The advantages are many in Helton’s head. First and foremost, it will give the Trojans flexibility when it comes to injuries and squad depth.
“I’m just so glad when you get to November, if all of the sudden you have some injuries and that kid’s ready to go play, a Porter [Gustin] or a Cam [Smith] doesn’t have to play 80 plays because you don’t have a backup and you’re trying to save a kid’s redshirt year.”
But he said it could also work the other way, with players no longer needing to worry about seeing limited snaps in a game, wasting away their eligibility.
He can already see the possibilities for in-game development of young players without the risk, should USC get far enough ahead in games to clear the benches. Helton thinks that will lead to more game-ready players in Year 2.

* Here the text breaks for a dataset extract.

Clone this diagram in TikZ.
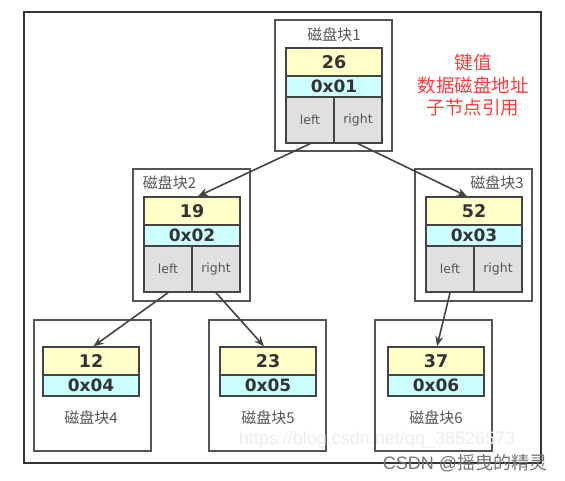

The details will need to be worked out, of course. The head coach stressed decisions will still be made on a case-by-case basis, as they have always been.
From the coaching perspective, there will be some other wrinkles to wrestle with.
“I think that coaches are going to have to make a decision whether to use it early or late depending on where a kid is at in his progression and depending where the health of your football team is,” Helton said.
However it plays out, the Trojans seem willing to make use of the rule.
The rest of the coaches in the Pac-12 are on board to varying degrees.
Stanford’s David Shaw laid out three ways the rule could benefit teams and players, his thinking along the same lines as Helton.
The first is for players who excite early and see the field right away, only for coaches to realize perhaps the player isn’t quite ready for the college level. Those players could now be taken out of the firing line without issue.
The second relates to injuries, with a veteran out for a stretch, but slated to return. A redshirting player could be called up for a few games to fill in until the veteran returns without losing his eligibility for the year.
The final scenario involves players who need some time to settle into college life, but have proven themselves to coaches by the end of the year. Those players will no longer have to wait for the next year. They could contribute as soon as they’re ready.
Cal’s Justin Wilcox, Washington’s Chris Petersen and Utah’s Kyle Whittingham also offered their commentary focusing on depth chart changes, injuries and individual readiness which could prompt redshirting players to see the field.
Oregon’s Mario Cristobal echoed those sentiments but added some caution about playing time still needing to be earned as well as other considerations for the future.
“It does create a roster management issue because your roster contained guys that maybe you planned on being there four years, now they’re there five years,” Cristobal said. “It’s our versionof the salary cap.”
Helton sees a scenario where sixth-year players become more common as more players are able to redshirt. It would take just one season-ending injury to open the door for a sixth year, rather than two.
True to form, Washington State’s Mike Leach took it further, hopeful of this rule change shifting college football that much closer to instituting a five-year eligibility rule without the redshirt entirely.